(Listed records)
........
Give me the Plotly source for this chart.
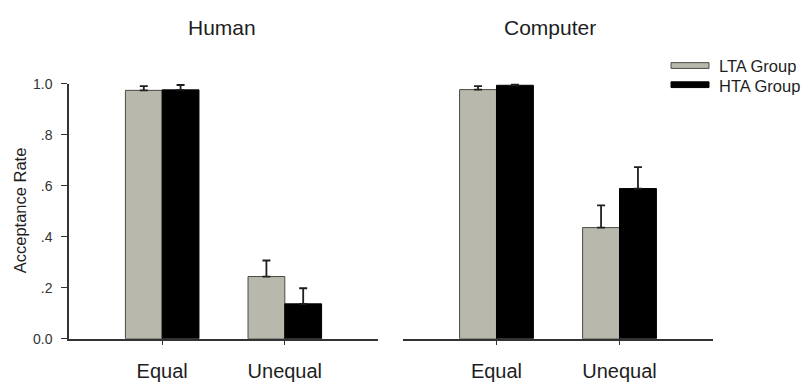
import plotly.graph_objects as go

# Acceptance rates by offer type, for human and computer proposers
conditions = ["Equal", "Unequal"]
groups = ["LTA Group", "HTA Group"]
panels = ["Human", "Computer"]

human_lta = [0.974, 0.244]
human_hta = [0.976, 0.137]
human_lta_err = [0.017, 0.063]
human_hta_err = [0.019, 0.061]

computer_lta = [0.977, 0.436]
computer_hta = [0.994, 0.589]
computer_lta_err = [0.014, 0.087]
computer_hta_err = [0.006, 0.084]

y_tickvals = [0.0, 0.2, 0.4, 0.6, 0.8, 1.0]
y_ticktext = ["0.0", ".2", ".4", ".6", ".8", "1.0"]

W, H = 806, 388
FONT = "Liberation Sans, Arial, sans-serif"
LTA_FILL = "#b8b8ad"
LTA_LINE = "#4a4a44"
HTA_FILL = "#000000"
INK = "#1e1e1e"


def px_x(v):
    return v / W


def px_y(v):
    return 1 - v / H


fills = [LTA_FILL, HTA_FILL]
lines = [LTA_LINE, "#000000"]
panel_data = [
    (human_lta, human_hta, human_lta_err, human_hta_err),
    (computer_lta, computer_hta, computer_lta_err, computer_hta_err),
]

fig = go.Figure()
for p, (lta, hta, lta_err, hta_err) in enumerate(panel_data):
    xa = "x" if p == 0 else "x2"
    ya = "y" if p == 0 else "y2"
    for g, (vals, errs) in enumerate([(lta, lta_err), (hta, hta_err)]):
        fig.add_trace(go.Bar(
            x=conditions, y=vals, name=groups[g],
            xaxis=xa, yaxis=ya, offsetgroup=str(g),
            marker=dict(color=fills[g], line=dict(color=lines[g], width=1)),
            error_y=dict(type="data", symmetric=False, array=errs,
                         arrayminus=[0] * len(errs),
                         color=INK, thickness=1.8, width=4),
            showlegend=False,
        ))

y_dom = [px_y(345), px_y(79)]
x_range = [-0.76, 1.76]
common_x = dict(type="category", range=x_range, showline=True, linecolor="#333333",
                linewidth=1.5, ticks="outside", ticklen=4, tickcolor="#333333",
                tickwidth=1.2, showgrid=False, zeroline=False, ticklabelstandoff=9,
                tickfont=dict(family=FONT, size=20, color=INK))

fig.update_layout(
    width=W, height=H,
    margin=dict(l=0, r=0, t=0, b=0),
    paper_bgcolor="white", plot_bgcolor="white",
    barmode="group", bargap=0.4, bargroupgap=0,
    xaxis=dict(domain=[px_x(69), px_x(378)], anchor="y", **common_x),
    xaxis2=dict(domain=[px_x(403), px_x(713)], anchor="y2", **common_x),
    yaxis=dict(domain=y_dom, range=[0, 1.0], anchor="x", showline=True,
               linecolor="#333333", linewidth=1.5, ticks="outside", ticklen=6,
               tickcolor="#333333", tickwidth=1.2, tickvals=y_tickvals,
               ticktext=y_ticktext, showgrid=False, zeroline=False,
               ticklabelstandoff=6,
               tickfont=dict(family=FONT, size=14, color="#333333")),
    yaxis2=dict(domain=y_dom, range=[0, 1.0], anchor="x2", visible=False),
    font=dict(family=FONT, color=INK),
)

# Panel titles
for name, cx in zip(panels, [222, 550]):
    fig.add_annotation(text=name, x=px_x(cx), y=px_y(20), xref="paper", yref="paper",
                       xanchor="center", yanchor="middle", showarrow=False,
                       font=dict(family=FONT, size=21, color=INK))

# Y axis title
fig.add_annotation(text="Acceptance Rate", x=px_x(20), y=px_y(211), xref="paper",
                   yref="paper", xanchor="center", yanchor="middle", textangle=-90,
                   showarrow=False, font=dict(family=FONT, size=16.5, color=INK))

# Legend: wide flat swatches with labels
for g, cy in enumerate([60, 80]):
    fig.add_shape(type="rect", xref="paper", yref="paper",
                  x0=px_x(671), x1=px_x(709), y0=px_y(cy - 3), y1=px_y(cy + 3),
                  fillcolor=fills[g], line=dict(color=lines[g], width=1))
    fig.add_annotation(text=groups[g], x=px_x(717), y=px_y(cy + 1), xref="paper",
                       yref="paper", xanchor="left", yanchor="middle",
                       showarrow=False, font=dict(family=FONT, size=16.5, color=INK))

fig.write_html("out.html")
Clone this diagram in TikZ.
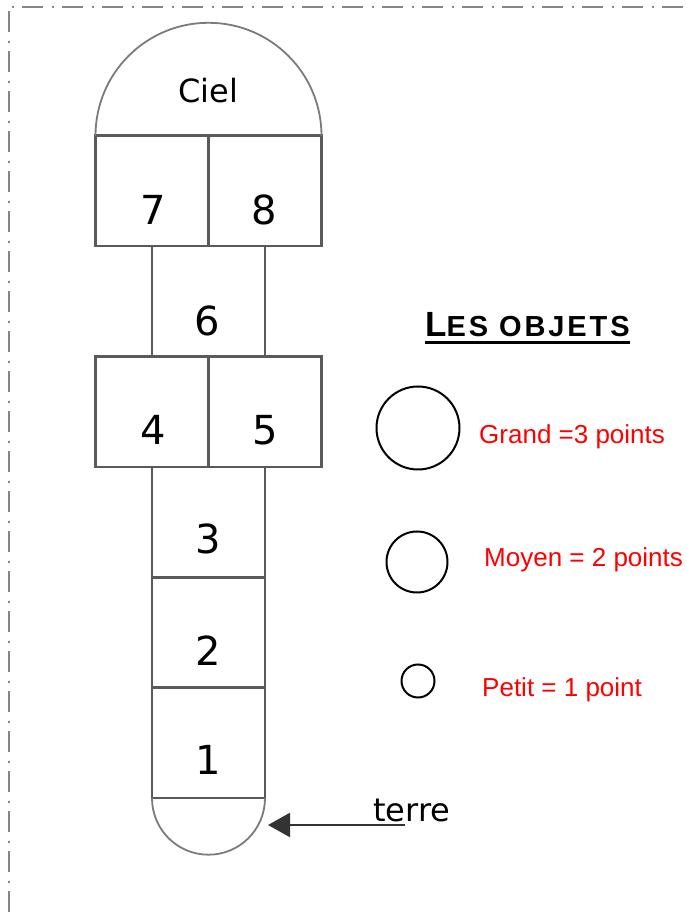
........
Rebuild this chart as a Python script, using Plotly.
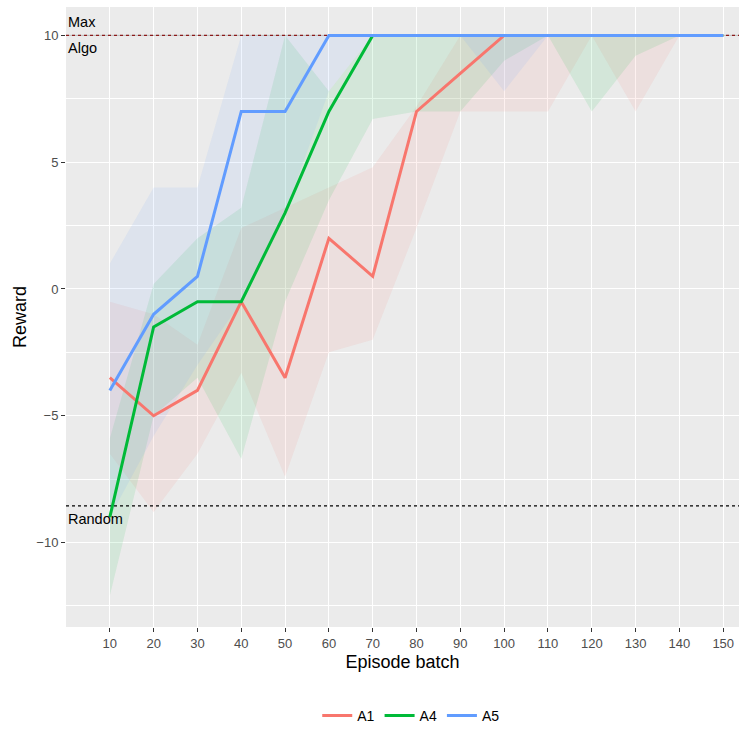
........
Skip all pictures. Output only the lines from the one containing "Give me the Plotly source for this chart." to the one containing "human_hta_err = [0.019, 0.061]", both lines included.

Give me the Plotly source for this chart.
import plotly.graph_objects as go

# Acceptance rates by offer type, for human and computer proposers
conditions = ["Equal", "Unequal"]
groups = ["LTA Group", "HTA Group"]
panels = ["Human", "Computer"]

human_lta = [0.974, 0.244]
human_hta = [0.976, 0.137]
human_lta_err = [0.017, 0.063]
human_hta_err = [0.019, 0.061]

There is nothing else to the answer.